All Hands Needed on Deck -Pres. Weah Proposes National Dialogue on Economy

Once again, the President of Liberia, George Manneh Weah, has provided another opportunity for opposition politicians and critics of his government to contribute their skills and expertise to solving national issues that matter to the nation and its people. Since taking over as the 24th President and particularly during the last few months when some citizens were planning to protest, the Liberian leader continued to plead for dialogue as a way out to the country’s vexing economic and political problems. Concurrently, there have been little signs that his agitators and critics would come to the discussion table, but that has not been diminishing the President’s resolve to send out clarion calls for all citizens to lend an idea to prevailing national debacles. Will they heed the calls this time? The Analyst reports.

President George Manneh Weah has sent out yet another challenge to Liberians, particularly opposition political opponents and civil society actors to bring their ideas and knowhow to the dialogue table to fix the ailing Liberian economy.

Delivering a short nationwide message Tuesday, June 11, the Liberian leader called for collective effort of all Liberians to achieve the desired objective of reviving the economy and placing our country on a path of sustainable development and transformation.

“We will have to come together to devise and support new measures which are necessary to address the structural defects and imbalances in our economy,” the President said, acknowledging that every citizen has a vested interest in the peace and economic development of our country.

“My Government recognizes that the alternative views of all citizens are equally vital in finding a way forward,” he said, adding: “It is because of this fact that I now take the opportunity to again invite the leaders of political parties, civil society groups, elders, religious leaders, our traditional leaders, student leaders and the business community to a round-table discussion to afford them the opportunity to present their alternative views or their suggestions on the economy.”

He called on Liberians to sit and dialogue on the way forward for economic revival in Liberia.

“Bring your ideas to the table, and I assure you that they will be given my most careful consideration,” the Liberian President asserted.

The President used the nationwide address , which followed the much-talk-about June 7 Protest, to assure Liberians once again that his government would protect the constitutional rights of Liberians irrespective of political views, tribal backgrounds and social status.

“Let me assure you that, under my leadership, this government will continue to protect the fundamental rights and freedoms of all Liberians – irrespective of their political affiliation, tribe and religion,” the President said Tuesday during a live radio address to the nation.

He acknowledged that on Friday, June 7 “some of our citizens exercised their constitutional right to publicly assemble with the objective to petition their government.”

The Liberian leader commended the protesters for the peaceful and orderly manner in which they exercised that right.

He also extended similar commendation to non-protesting Liberians who chose to go about their normal business on that day in a peaceful and orderly manner. The President said he was pleased that both sides—protesting and non-protesting Liberians–demonstrated tolerance and respect for the rights of the other in keeping with the rule of law.

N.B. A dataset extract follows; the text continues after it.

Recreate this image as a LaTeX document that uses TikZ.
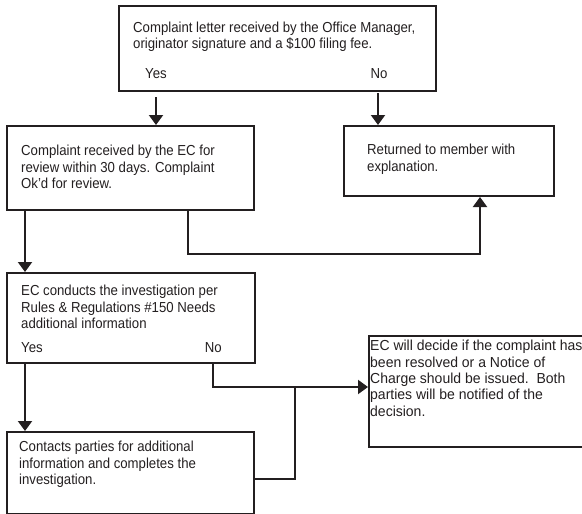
\documentclass[tikz,border=0pt]{standalone}
\usepackage{fontspec}
\setmainfont{Liberation Sans}[FakeStretch=0.91]
\newfontfamily\widefont{Liberation Sans}[FakeStretch=0.965]
\usetikzlibrary{arrows.meta}
\definecolor{ink}{RGB}{35,31,32}
\begin{document}
\begin{tikzpicture}[x=1pt,y=-1pt,
  box/.style={draw=ink, line width=2pt, rectangle, inner sep=0pt, anchor=north west},
  txt/.style={inner sep=0pt, anchor=base west, align=left, text=ink,
     font=\fontsize{14.5pt}{16.6pt}\selectfont},
  lab/.style={inner sep=0pt, anchor=base, text=ink, font=\fontsize{14.5pt}{16.6pt}\selectfont},
  conn/.style={draw=ink, line width=2pt},
  arr/.style={conn, -{Triangle[width=14pt,length=10pt]}}]
\useasboundingbox (0,0) rectangle (582,514);
% boxes
\node[box, minimum width=317pt, minimum height=85pt] (top) at (118,5) {};
\node[box, minimum width=247pt, minimum height=84pt] (box2) at (6,125) {};
\node[box, minimum width=210pt, minimum height=70pt] (box3) at (343,125) {};
\node[box, minimum width=248pt, minimum height=90pt] (box4) at (6,272) {};
\node[box, minimum width=218pt, minimum height=111pt] (box5) at (368,335) {};
\node[box, minimum width=247pt, minimum height=82pt] (box6) at (6,431) {};
% texts (anchor = baseline of the last line)
\node[txt] (ttop) at (133,48.6) {Complaint letter received by the Office Manager,\\originator signature and a \$100 filing fee.};
\node[lab] (yes1) at (156,78) {Yes};
\node[lab] (no1) at (379,78) {No};
\node[txt] (t2) at (21,188.7) {Complaint received by the EC for\\review within 30 days. Complaint\\Ok'd for review.};
\node[txt] (t3) at (367,171.1) {Returned to member with\\explanation.};
\node[txt] (t4) at (21,328.7) {EC conducts the investigation per\\Rules \& Regulations \#150 Needs\\additional information};
\node[txt] (yes2) at (21,352.5) {Yes};
\node[txt, anchor=base east] (no2) at (222,352.5) {No};
\node[txt, font=\widefont\fontsize{14.5pt}{16.3pt}\selectfont] (t5) at (370,416) {EC will decide if the complaint has\\been resolved or a Notice of\\Charge should be issued.\ \ Both\\parties will be notified of the\\decision.};
\node[txt] (t6) at (19,484.7) {Contacts parties for additional\\information and completes the\\investigation.};
% connectors
\coordinate (ya) at (156,97);
\coordinate (na) at (378,93);
\draw[arr] (ya) -- (ya |- box2.north);
\draw[arr] (na) -- (na |- box3.north);
\coordinate (j1) at (188,254);
\coordinate (k1) at (480,254);
\draw[arr] (j1 |- box2.south) -- (j1) -- (k1) -- (k1 |- box3.south);
\coordinate (l1) at (25,0);
\draw[arr] (l1 |- box2.south) -- (l1 |- box4.north);
\draw[arr] (l1 |- box4.south) -- (l1 |- box6.north);
\coordinate (j2) at (213,387);
\draw[arr] (j2 |- box4.south) -- (j2) -- (j2 -| box5.west);
\coordinate (j3) at (295,479);
\draw[conn] (j3 -| box6.east) -- (j3) -- (j3 |- j2);
\end{tikzpicture}
\end{document}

President Weah also thanked not only the national security apparatus of the country for their professionalism in protecting lives and property and ensuring public safety but also commended “our international partners for their continued support in assisting the Government and people of Liberia to consolidate the democratic gains that we have made over the years.”

He extolled the local and international media for their coverage in keeping with their professional responsibilities.

Speaking of the economy which most Liberians are concerned about, the President said he had told the nation while assuming the presidency that “we had inherited a broken economy and pledged to you that I would exert every effort to fix the economy and improve the lives and livelihood of our people.”

But while efforts to fix the economy are sustained and ongoing, he said, “We are still facing challenging times.”